I've been shy all my life. I was too scared to go to the counter at McDonald's to get ketchup for my fries or to the pizza counter to get a box for our leftovers. My sister had to do it. I couldn't ask someone for directions or where to find something. Walking up to someone and initiating a conversation, no matter how impersonal, gave me fits! Even today, I struggle with that shyness. Over the years, it's been compounded, actually, by miscommunications that have led me into some incredibly painful experiences where I've learned people did not take something I said the way I meant it. (Good lesson in learning about how to communicate, but incredibly painful when the other person is not willing to try to meet you halfway, unwilling to try to understand you, or even forgive you.
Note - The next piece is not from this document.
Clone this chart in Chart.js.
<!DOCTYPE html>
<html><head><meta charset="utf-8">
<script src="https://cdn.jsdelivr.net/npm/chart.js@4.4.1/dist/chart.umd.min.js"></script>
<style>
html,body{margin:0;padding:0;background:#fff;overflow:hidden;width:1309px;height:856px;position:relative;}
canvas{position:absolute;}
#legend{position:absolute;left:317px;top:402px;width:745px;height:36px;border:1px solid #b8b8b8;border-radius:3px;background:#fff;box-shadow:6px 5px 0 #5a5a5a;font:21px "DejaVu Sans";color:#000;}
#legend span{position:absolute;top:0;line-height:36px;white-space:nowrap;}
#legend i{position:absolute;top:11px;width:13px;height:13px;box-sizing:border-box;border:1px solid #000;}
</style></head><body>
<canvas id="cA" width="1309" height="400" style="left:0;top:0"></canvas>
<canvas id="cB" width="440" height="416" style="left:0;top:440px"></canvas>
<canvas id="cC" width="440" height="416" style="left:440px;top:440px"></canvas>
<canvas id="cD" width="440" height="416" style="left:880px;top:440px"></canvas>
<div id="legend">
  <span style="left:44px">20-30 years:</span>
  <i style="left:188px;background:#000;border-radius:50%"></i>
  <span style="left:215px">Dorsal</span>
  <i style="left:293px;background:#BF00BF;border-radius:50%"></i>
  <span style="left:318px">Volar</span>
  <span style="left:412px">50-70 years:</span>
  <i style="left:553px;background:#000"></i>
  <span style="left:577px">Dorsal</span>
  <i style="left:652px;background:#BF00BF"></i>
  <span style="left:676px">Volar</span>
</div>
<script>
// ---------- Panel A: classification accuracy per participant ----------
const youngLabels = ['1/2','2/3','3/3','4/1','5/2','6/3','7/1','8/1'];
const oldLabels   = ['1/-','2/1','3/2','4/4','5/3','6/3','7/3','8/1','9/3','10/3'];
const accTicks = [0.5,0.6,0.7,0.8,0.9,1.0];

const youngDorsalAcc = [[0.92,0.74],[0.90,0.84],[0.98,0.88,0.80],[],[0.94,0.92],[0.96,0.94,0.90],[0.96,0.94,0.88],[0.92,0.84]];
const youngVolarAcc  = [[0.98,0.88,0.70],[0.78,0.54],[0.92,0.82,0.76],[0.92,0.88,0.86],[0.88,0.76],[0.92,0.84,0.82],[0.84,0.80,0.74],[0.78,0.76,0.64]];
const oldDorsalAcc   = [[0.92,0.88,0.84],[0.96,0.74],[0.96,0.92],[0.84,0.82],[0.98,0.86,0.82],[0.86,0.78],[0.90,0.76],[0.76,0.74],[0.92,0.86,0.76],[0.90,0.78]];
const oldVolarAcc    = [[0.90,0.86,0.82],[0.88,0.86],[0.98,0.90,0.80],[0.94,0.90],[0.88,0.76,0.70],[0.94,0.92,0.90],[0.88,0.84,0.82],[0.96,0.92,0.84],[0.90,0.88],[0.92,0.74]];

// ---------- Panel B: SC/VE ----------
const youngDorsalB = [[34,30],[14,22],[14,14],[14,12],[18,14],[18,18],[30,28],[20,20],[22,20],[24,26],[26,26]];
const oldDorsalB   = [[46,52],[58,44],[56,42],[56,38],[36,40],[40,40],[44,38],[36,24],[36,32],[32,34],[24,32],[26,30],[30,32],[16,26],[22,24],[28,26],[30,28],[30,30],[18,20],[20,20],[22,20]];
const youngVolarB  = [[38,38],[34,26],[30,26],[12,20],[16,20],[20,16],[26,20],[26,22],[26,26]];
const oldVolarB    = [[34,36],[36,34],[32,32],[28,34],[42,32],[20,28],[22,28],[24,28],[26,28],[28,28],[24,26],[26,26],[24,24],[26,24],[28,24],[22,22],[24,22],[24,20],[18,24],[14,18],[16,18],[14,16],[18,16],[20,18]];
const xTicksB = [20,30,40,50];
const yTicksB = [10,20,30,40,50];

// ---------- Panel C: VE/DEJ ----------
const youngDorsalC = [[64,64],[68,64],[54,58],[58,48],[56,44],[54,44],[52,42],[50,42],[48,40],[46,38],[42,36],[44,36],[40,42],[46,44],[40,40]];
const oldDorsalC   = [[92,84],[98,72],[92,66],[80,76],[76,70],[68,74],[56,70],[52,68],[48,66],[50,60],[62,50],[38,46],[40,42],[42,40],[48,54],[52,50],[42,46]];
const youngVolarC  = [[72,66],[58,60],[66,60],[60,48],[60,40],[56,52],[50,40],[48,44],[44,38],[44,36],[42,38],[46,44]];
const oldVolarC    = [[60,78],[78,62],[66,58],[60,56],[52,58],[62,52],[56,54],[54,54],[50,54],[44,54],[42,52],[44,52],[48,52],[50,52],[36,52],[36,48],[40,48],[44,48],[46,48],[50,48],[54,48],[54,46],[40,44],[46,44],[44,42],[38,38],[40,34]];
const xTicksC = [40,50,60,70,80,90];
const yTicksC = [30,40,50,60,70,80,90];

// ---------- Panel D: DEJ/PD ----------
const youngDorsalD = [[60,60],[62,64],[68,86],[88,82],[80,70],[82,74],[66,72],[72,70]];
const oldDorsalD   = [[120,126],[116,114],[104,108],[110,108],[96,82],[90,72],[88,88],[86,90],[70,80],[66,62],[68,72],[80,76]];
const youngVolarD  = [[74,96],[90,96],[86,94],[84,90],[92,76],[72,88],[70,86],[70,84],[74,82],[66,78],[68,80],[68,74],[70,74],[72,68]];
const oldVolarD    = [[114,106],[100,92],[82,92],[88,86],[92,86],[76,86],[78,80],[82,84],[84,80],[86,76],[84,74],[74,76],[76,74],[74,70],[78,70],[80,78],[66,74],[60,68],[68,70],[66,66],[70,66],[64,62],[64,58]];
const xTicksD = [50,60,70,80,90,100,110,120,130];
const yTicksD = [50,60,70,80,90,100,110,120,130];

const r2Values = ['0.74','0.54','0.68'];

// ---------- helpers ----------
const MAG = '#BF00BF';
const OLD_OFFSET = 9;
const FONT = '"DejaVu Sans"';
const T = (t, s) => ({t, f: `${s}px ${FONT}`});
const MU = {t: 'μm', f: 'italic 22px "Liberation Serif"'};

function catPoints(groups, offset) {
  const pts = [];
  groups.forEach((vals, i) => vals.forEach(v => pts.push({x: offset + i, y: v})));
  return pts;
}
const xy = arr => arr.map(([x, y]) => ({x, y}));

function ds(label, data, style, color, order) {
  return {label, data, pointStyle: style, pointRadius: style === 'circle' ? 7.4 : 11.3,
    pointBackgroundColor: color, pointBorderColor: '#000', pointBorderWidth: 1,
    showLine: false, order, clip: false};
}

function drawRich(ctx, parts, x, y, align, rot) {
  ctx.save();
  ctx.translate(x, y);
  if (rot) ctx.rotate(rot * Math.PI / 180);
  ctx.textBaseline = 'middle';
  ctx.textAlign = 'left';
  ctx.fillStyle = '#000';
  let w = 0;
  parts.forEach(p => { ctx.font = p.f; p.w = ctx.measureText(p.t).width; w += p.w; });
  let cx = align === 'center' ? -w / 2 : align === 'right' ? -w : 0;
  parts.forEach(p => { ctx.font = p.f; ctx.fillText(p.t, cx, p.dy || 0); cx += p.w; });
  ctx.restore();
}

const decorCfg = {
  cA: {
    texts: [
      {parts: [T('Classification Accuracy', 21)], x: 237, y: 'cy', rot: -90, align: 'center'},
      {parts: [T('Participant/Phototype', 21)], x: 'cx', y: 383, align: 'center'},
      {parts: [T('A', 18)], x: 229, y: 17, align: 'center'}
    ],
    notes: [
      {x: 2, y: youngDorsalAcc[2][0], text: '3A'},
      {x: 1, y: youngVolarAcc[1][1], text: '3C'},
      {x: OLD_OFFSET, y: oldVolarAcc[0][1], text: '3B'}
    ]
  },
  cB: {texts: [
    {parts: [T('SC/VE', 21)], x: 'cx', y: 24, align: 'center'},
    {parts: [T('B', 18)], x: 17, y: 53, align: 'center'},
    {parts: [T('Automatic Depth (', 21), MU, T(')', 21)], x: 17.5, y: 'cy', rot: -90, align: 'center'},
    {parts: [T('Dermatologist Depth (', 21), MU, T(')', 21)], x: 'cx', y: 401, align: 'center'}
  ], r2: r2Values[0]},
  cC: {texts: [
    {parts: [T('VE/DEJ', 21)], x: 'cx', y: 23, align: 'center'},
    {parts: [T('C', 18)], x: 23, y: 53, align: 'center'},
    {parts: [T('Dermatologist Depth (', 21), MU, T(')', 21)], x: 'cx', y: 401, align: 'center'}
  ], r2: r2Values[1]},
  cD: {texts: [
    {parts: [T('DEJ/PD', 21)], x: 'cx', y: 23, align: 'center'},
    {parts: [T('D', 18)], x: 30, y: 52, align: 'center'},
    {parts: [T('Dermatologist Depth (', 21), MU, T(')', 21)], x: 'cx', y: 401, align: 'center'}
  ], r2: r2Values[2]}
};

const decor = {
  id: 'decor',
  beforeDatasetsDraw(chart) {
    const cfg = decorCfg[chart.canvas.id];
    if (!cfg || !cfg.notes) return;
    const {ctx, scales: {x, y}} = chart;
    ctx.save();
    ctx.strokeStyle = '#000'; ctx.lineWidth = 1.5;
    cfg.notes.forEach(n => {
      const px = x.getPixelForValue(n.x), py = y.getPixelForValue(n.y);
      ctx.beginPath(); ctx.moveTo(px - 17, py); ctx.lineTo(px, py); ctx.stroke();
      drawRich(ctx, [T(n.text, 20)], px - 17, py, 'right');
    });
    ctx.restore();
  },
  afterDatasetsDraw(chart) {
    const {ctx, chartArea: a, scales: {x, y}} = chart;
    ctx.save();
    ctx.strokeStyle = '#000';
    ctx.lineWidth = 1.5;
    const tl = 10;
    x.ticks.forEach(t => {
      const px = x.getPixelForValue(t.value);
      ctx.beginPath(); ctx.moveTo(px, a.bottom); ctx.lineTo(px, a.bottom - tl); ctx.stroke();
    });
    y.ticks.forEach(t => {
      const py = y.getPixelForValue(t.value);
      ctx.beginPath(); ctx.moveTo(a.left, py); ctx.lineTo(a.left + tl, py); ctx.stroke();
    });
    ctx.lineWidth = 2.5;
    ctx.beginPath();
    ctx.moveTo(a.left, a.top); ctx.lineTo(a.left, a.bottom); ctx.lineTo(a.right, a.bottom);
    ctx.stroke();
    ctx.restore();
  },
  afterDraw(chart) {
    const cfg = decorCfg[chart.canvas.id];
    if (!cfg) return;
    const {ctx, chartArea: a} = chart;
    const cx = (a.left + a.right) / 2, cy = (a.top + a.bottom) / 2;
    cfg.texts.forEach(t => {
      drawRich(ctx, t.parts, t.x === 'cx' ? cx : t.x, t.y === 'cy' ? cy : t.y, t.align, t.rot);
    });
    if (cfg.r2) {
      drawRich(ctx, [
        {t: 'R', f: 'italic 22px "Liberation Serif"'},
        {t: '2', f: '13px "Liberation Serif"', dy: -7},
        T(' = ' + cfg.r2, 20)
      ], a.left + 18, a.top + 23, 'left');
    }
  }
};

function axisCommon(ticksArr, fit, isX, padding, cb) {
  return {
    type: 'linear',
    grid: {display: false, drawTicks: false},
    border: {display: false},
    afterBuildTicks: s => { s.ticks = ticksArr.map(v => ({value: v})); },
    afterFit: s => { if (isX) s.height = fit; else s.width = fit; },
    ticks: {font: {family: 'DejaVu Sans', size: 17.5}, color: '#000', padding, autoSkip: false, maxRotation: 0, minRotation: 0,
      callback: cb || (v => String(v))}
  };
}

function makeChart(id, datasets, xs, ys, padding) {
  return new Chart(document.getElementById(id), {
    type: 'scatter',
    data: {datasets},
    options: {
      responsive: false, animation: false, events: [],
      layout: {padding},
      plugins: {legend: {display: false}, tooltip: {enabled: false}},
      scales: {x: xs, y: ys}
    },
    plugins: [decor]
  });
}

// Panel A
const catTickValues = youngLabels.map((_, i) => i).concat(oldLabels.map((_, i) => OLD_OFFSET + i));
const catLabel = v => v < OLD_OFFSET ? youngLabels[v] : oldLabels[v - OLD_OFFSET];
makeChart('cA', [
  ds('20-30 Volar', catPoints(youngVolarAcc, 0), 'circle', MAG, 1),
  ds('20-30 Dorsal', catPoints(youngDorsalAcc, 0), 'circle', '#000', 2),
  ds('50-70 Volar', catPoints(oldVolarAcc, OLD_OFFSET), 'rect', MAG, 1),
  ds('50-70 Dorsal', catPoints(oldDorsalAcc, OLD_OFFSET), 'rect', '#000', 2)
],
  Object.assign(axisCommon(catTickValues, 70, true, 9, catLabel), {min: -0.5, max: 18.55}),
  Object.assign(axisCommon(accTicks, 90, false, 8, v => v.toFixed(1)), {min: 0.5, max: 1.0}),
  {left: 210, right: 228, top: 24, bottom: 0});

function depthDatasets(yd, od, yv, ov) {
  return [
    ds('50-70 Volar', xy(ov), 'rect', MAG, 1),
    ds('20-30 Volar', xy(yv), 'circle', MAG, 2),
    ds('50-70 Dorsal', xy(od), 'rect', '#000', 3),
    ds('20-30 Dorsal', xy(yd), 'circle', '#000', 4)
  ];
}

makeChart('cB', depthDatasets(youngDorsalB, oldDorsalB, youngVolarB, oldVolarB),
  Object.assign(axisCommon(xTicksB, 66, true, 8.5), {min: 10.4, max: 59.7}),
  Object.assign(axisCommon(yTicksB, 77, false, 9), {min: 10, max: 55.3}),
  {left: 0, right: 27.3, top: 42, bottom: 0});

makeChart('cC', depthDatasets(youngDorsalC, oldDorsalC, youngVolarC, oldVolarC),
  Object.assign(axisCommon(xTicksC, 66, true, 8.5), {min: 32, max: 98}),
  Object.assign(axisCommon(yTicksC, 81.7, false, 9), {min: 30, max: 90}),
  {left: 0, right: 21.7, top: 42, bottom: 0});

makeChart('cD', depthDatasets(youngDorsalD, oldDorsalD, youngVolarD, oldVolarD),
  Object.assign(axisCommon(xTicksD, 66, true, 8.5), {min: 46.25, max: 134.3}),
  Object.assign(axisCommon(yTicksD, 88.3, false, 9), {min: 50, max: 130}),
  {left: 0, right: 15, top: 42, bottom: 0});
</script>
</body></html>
Some of those experiences still haunt me.) The end result being a stronger inclination to shyness, a great deal of self-doubt when it comes to how other people perceive me or what they think of me, which in turn leads to a great deal of social awkwardness with just about everyone but my immediate family and my closest of friends. I once read on an acquaintance's page that she has a natural inclination to think people don't like her because of her own shyness, and I felt such affiliation with her, but was too shy and awkward to let her know! Couple all this, then, with a severe conversational handicap, and you get me. (I can sit by someone for fifteen minutes, saying absolutely nothing, while racking my brain for something to say and ask to begin a conversation, only to come up empty. I'm blessed that my in-laws are forbearing; but that's another post.)

The end result? My due punishment: I haven't kept in touch with many of the people I've once known because I either have no idea what to say, or I'm too shy to contact them. I've lost track of people I care about. And now, sometimes I wonder if it's too late? Or, if I can overcome my shyness, will they see a reason to respond?